If anyone happens to be in Chicago this weekend, the stuffed animal play is going up at 7:25PM Saturday in the Abbie Hoffman Died for Our Sins 72-hour theatre festival. I love the concept of this fest, and though I’m happy with the primo time slot my play has, I kind of wanted it to go up at 3 or 4 in the morning, just because you have to wonder who the hell is in the audience at that time of night.
The ceiling fan/light in the living room has been coming on by itself. To operate the light, you have to punch buttons on a remote control. So I assumed that the battery in the remote is going out, causing the light and fan to come on randomly. Actually, it’s not that random. It’s usually about an hour after bedtime (which varies every single night). And it scares the shit out of me. It’s only happened three or four times, but still. So last night, I was home alone and soaking in the tub. Sounds like a horror movie, huh? It’s not that late – maybe about 9 PM – but all is quiet. The dogs are snoozing on the couch, I’m reading a book and getting pruney. Then I hear the paper shredder, which lives in the kitchen, start up. On its own. My pulse started racing and I wondered if someone was in the house. Then I thought, why in the hell would someone break in only to use the paper shredder? The big dog heard it too, because I heard her click-clacking on the tile into the kitchen. When I got out of the tub, I unplugged the shredder.
For a brief moment, I thought about trying to communicate with the machine. These random electrical occurrences have happened since Granddad died, and two of the times the light came on after bed, I was going to his house the next day (once with a moving van to move out some furniture and then last weekend for a garage sale) and was thinking about the house/my grandparents at that very moment. I thought perhaps someone is trying to tell me something. As I stood in front of the shredder, pondering what question to ask, I decided instead to unplug it. Not in any way trying to cut off communication – just hoping to find a better vehicle for the conversation. Dreams are always a good place to go since I tend to remember many of my dreams each night.
My grandparents’ dining table/chairs are now mine. I gave the wood a lot of love with a bit of scratch cover and then a good rub with some orange oil. I recovered the chairs in a cool fabric – that process only took about three hours and was much easier than I expected. So the stuff has a new lease in life. My grandparents had the set for over fifty years. I hope I do too. Quite a few of their things fit right in at my house. Like they were meant to be there. It makes me happy to recycle, and I know my grandparents (who lived through the Depression and were always more frugal than they had to be just on principle) would approve.
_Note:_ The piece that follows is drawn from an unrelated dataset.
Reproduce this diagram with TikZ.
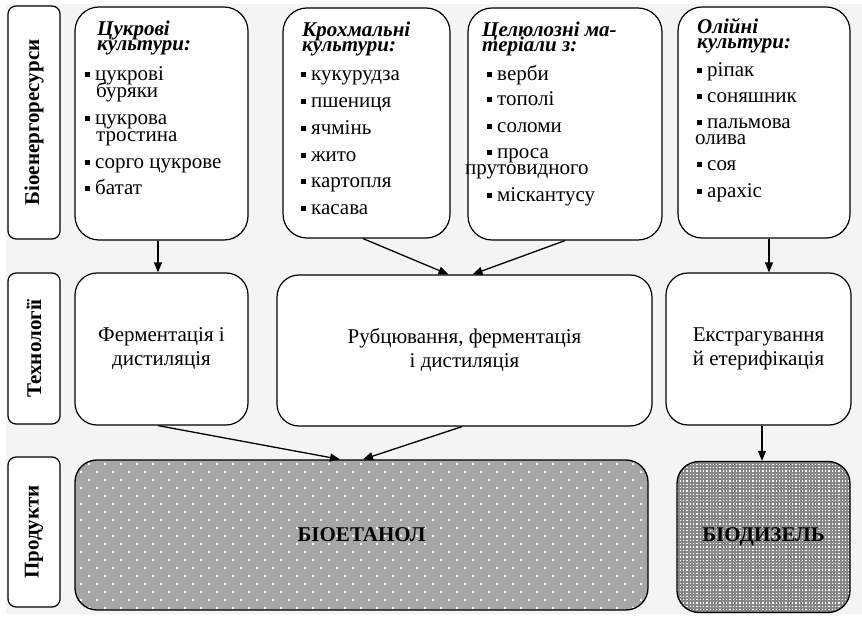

Sadly, their house in Bellaire will be no more in a few weeks. It was on the market for a whole three days before a developer bought it. For a lot of money, which means that once the old house is torn down and a new, shitty one takes its place, someone is going to spend a shitload to live at that address. I’ve written many, many times about how I feel about Houston tearing down everything old and soulful and replacing the buildings with shitty cardboard/plastic monstrosities, so I won’t bore you with that lecture again. But still. It sucks ass. I love that house.